Artists, activists urge governments to bridge gaps during tribute to Amrita Pritam on death anniversary

LAHORE: Pakistan and India should come forward to resolve all their conflicts through dialogue for the development of both countries. This was expressed in a joint declaration of a one-day “International Conference on Amrita Pritam” which was organised by World Punjabi Congress in Lahore on Tuesday.

The conference was held to pay tribute to the legendary poet, essayist and fiction writer Amrita Pritam in connection with her death anniversary, and was attended by a large number of people including prominent Punjabi writers, poets and activists of the Punjabi language.

In a declaration issued during the events, it was stressed that the governments of Pakistan and India should facilitate the people of both countries so that literary work can be boosted. They demanded leniency in visa process in this regard and asked for visa duration to be extended.

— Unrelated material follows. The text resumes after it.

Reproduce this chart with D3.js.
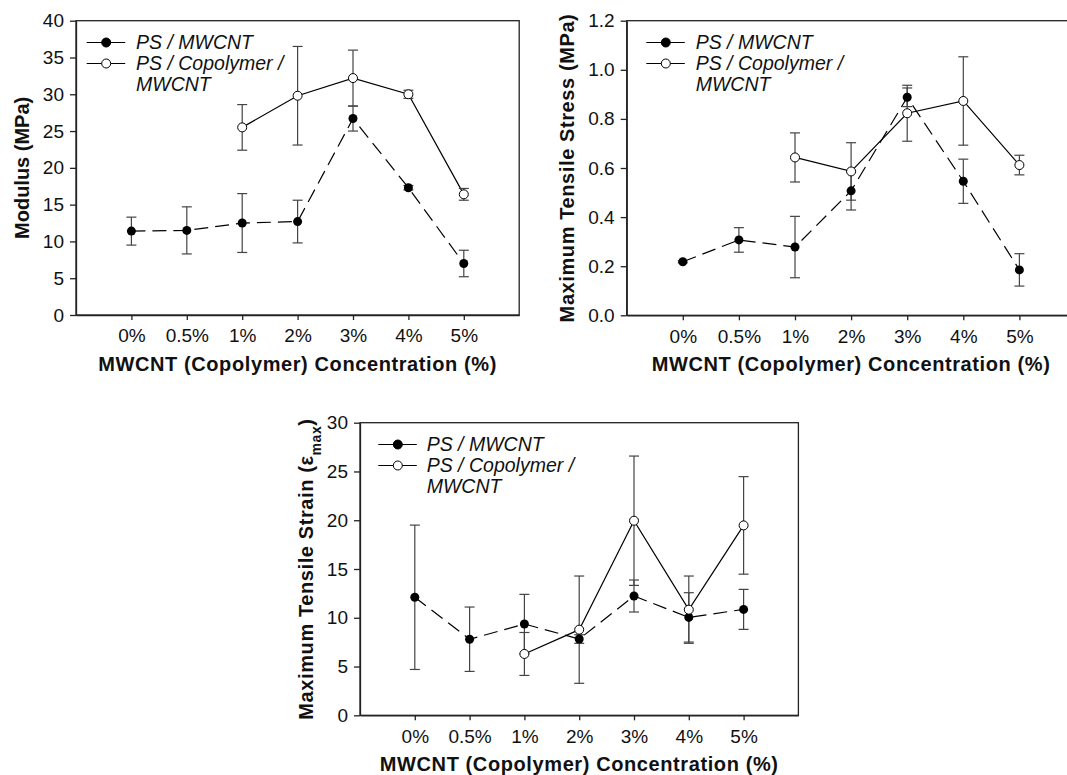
<!DOCTYPE html>
<html>
<head>
<meta charset="utf-8">
<script src="https://cdn.jsdelivr.net/npm/d3@7"></script>
<style>
    body { margin: 0; background: #fff; }
    svg { display: block; font-family: Arial, 'Liberation Sans', sans-serif; }
    .axis path, .axis line { stroke: #222; stroke-width: 1.3; }
    .axis text { fill: #111; }
    .frame { fill: none; stroke: #222; stroke-width: 1.3; }
    .axis-title { font-weight: bold; fill: #111; }
    .legend text { font-style: italic; fill: #111; }
    .err { stroke: #444; stroke-width: 1.2; }
</style>
</head>
<body>
<div id="content"></div>
<script>
const CATEGORIES = ['0%', '0.5%', '1%', '2%', '3%', '4%', '5%'];
const SERIES_NAMES = ['PS / MWCNT', 'PS / Copolymer /', 'MWCNT'];

const MODULUS_PS = [11.4, 11.5, 12.5, 12.7, 26.7, 17.3, 7.0];
const MODULUS_PS_ERR = [1.9, 3.2, 4.0, 2.9, 1.7, 0.3, 1.8];
const MODULUS_COP = [null, null, 25.5, 29.8, 32.2, 30.0, 16.4];
const MODULUS_COP_ERR = [null, null, 3.1, 6.7, 3.8, 0.55, 0.8];

const STRESS_PS = [0.218, 0.307, 0.278, 0.507, 0.888, 0.546, 0.185];
const STRESS_PS_ERR = [0.004, 0.05, 0.125, 0.078, 0.038, 0.09, 0.066];
const STRESS_COP = [null, null, 0.643, 0.586, 0.823, 0.873, 0.612];
const STRESS_COP_ERR = [null, null, 0.1, 0.117, 0.114, 0.18, 0.04];

const STRAIN_PS = [12.1, 7.8, 9.36, 7.82, 12.23, 10.04, 10.86];
const STRAIN_PS_ERR = [7.4, 3.3, 3.04, 0.44, 1.64, 2.53, 2.05];
const STRAIN_COP = [null, null, 6.29, 8.78, 19.95, 10.83, 19.47];
const STRAIN_COP_ERR = [null, null, 2.2, 5.5, 6.63, 3.45, 5.0];

var FONT = 'Arial, Liberation Sans, sans-serif';

var svg = d3.select('#content')
.append('svg')
.attr('width', 1067)
.attr('height', 775);

function toPoints(values, errs) {
    return values.map(function (v, i) {
        return {i: i + 1, v: v, e: errs[i]};
    }).filter(function (p) {return p.v !== null;});
}

function drawPanel(o) {
    var x = d3.scaleLinear().domain([0, 8]).range([o.left, o.left + o.step * 8]);
    var y = d3.scaleLinear().domain([0, o.yMax]).range([o.bottom, o.top]);

    var g = svg.append('g');

    g.append('rect')
    .attr('class', 'frame')
    .attr('x', x(0))
    .attr('y', y(o.yMax))
    .attr('width', x(8) - x(0))
    .attr('height', y(0) - y(o.yMax));

    var yAxis = d3.axisLeft(y)
    .tickValues(d3.range(0, o.yMax + o.yStep / 2, o.yStep))
    .tickFormat(d3.format(o.yFormat))
    .tickSizeInner(6)
    .tickSizeOuter(0)
    .tickPadding(6);
    g.append('g')
    .attr('class', 'axis')
    .attr('transform', 'translate(' + x(0) + ',0)')
    .call(yAxis)
    .attr('font-size', 19)
    .attr('font-family', FONT);

    var xAxis = d3.axisBottom(x)
    .tickValues(d3.range(1, CATEGORIES.length + 1))
    .tickFormat(function (d) {return CATEGORIES[d - 1];})
    .tickSizeInner(5)
    .tickSizeOuter(0)
    .tickPadding(9);
    g.append('g')
    .attr('class', 'axis')
    .attr('transform', 'translate(0,' + y(0) + ')')
    .call(xAxis)
    .attr('font-size', 19)
    .attr('font-family', FONT);

    // axis titles
    g.append('text')
    .attr('class', 'axis-title')
    .attr('font-size', 20)
    .attr('x', (x(0) + x(8)) / 2)
    .attr('y', y(0) + 56)
    .attr('text-anchor', 'middle')
    .style('letter-spacing', '0.6px')
    .text('MWCNT (Copolymer) Concentration (%)');

    var yt = g.append('text')
    .attr('class', 'axis-title')
    .attr('font-size', 20)
    .attr('transform', 'translate(' + o.yTitleX + ',' + (o.top + o.bottom) / 2 + ') rotate(-90)')
    .attr('text-anchor', 'middle')
    .attr('dy', '0.35em')
    .style('letter-spacing', o.yTitleSpacing);
    yt.append('tspan').text(o.yTitle);
    if (o.yTitleSub) {
        yt.append('tspan').attr('font-size', 14).attr('baseline-shift', 'sub').text(o.yTitleSub);
        yt.append('tspan').text(')');
    }

    var ps = toPoints(o.ps, o.psErr);
    var cop = toPoints(o.cop, o.copErr);

    var line = d3.line()
    .x(function (p) {return x(p.i);})
    .y(function (p) {return y(p.v);});

    g.append('path')
    .datum(ps)
    .attr('d', line)
    .attr('fill', 'none')
    .attr('stroke', '#000')
    .attr('stroke-width', 1.2)
    .attr('stroke-dasharray', '14,7');

    g.append('path')
    .datum(cop)
    .attr('d', line)
    .attr('fill', 'none')
    .attr('stroke', '#000')
    .attr('stroke-width', 1.2);

    var allPts = ps.concat(cop);
    var eb = g.append('g');
    eb.selectAll('.err-v')
    .data(allPts)
    .enter()
    .append('line')
    .attr('class', 'err')
    .attr('x1', function (p) {return x(p.i);})
    .attr('x2', function (p) {return x(p.i);})
    .attr('y1', function (p) {return y(p.v - p.e);})
    .attr('y2', function (p) {return y(p.v + p.e);});
    [-1, 1].forEach(function (s) {
        eb.selectAll('.cap' + s)
        .data(allPts)
        .enter()
        .append('line')
        .attr('class', 'err')
        .attr('x1', function (p) {return x(p.i) - 5;})
        .attr('x2', function (p) {return x(p.i) + 5;})
        .attr('y1', function (p) {return y(p.v + s * p.e);})
        .attr('y2', function (p) {return y(p.v + s * p.e);});
    });

    g.selectAll('.dot-ps')
    .data(ps)
    .enter()
    .append('circle')
    .attr('cx', function (p) {return x(p.i);})
    .attr('cy', function (p) {return y(p.v);})
    .attr('r', 4.5)
    .attr('fill', '#000');

    g.selectAll('.dot-cop')
    .data(cop)
    .enter()
    .append('circle')
    .attr('cx', function (p) {return x(p.i);})
    .attr('cy', function (p) {return y(p.v);})
    .attr('r', 4.5)
    .attr('fill', '#fff')
    .attr('stroke', '#000')
    .attr('stroke-width', 1);

    // legend
    var lg = g.append('g').attr('class', 'legend');
    var lx = x(0) + o.legendX;
    var rows = [o.top + 21.8, o.top + 42.8, o.top + 63.8];
    [0, 1].forEach(function (k) {
        lg.append('line')
        .attr('x1', lx).attr('x2', lx + 38.5)
        .attr('y1', rows[k]).attr('y2', rows[k])
        .attr('stroke', '#000').attr('stroke-width', 1.2);
        lg.append('circle')
        .attr('cx', lx + 19.5).attr('cy', rows[k]).attr('r', 4.5)
        .attr('fill', k === 0 ? '#000' : '#fff')
        .attr('stroke', '#000').attr('stroke-width', 1);
    });
    SERIES_NAMES.forEach(function (name, k) {
        lg.append('text')
        .attr('font-size', 19.5)
        .attr('x', lx + o.legendTextX)
        .attr('y', rows[k])
        .attr('dy', '0.35em')
        .text(name);
    });
}

function main() {
    drawPanel({
        left: 76, step: 55.4, top: 20.7, bottom: 315,
        yMax: 40, yStep: 5, yFormat: 'd',
        yTitle: 'Modulus (MPa)', yTitleX: 22, yTitleSpacing: '0px',
        ps: MODULUS_PS, psErr: MODULUS_PS_ERR, cop: MODULUS_COP, copErr: MODULUS_COP_ERR,
        legendX: 10.7, legendTextX: 49.3
    });
    drawPanel({
        left: 626.7, step: 56.1, top: 20.7, bottom: 315.3,
        yMax: 1.2, yStep: 0.2, yFormat: '.1f',
        yTitle: 'Maximum Tensile Stress (MPa)', yTitleX: 567, yTitleSpacing: '0.6px',
        ps: STRESS_PS, psErr: STRESS_PS_ERR, cop: STRESS_COP, copErr: STRESS_COP_ERR,
        legendX: 19.6, legendTextX: 49.4
    });
    drawPanel({
        left: 360, step: 54.8, top: 422.7, bottom: 715.3,
        yMax: 30, yStep: 5, yFormat: 'd',
        yTitle: 'Maximum Tensile Strain (\u03b5', yTitleSub: 'max', yTitleX: 306, yTitleSpacing: '0.6px',
        ps: STRAIN_PS, psErr: STRAIN_PS_ERR, cop: STRAIN_COP, copErr: STRAIN_COP_ERR,
        legendX: 18.3, legendTextX: 48.4
    });
}

main();
</script>
</body>
</html>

According to the declaration, “Both India and Pakistan should focus on the progress of women and hurdles in this regard should be removed. The universities teaching Punjabi language should introduce at least one paper in Shah Mukhi and Gur Mukhi script. All languages in Pakistan are national languages, so the basic education should be given in mother language. Governments of both countries should assist financially to those working for the promotion of Punjabi language. Name of one road in Gujranwala should be named after Amrita Pritam.”

During conference, different speakers expressed their point of view regarding the eve.

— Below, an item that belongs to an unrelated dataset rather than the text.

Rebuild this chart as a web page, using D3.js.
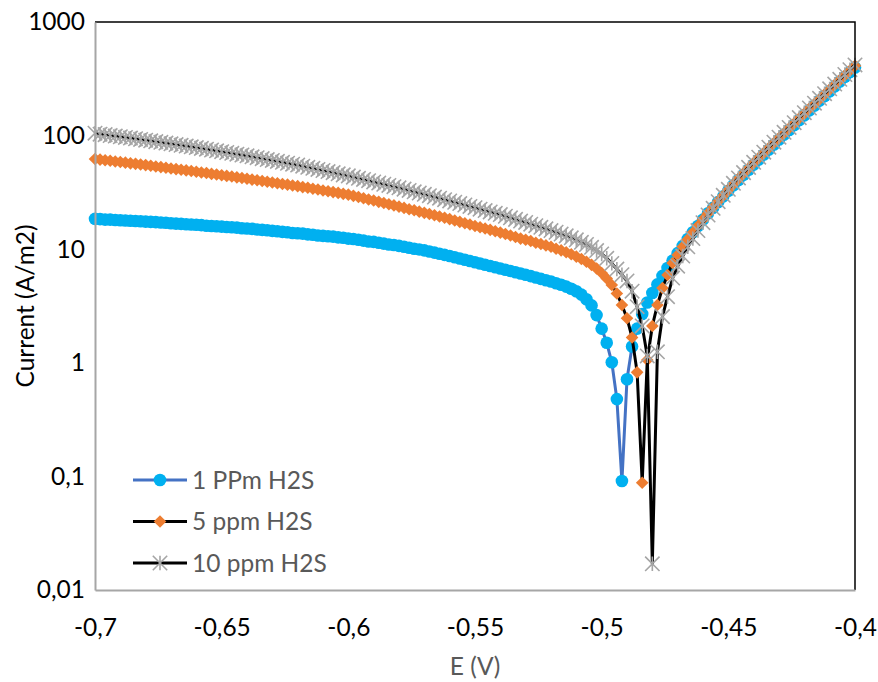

Eminent writer Mustansar Hussain Tarar, while sharing his experience, said that although he never had the opportunity to meet Amrita Pritam, he had good correspondence with her. “Once she objected at one of my writing and said that Muslimism could not be vanished from you, to which I replied that you also cannot vanish Sikhism from you,” he said.

Tarrar was of the view that the partition of India was a vast subject which had created divisions among the people of both sides. He stressed that we should forget the partition and look forward in order to forget all prejudices. “Unless we forget that part of our history, we could not adopt the passion of reconciliation,” he said, adding that Vietnam and United States are now on friendly terms because they were able to look beyond the events of the past.

Historian and political scientist Dr Ishtiaq Ahmad said, “I had found a great deal regarding the partition in fiction but nothing in poetry was as impactful as the work of Amrita”. He added that the state of violence and tyranny that a woman faced during the partition could only be expressed by a woman and Amrita performed that job.

He also stressed on Indian writers to remember the legendary Punjabi writers of Pakistan.

World Punjabi Congress Chairman Fakhar Zaman said that it was shocking that no event in India was held in the honour of the legendary poet. He was of the view that Amrita was not owned by the people of India. Lamenting the India government, Fakhar said that despite declaring the residence of Amrita as a national museum, a builder was allowed to construct plaza after demolishing it.

At least nine documentary films were presented during the conference, highlighting the work life and facets of Amrita’s personality.

Saeed Chaudhary, Neelam Bashir Ahmad, Dr Sughra Sadaf, Bushra Ejaz, Nasir Baloch, Qazi Javed, Professor Muzaffar Abbas, Hussain Majrooh, Hassan Askari Kazmi and other eminent personalities attended the conference.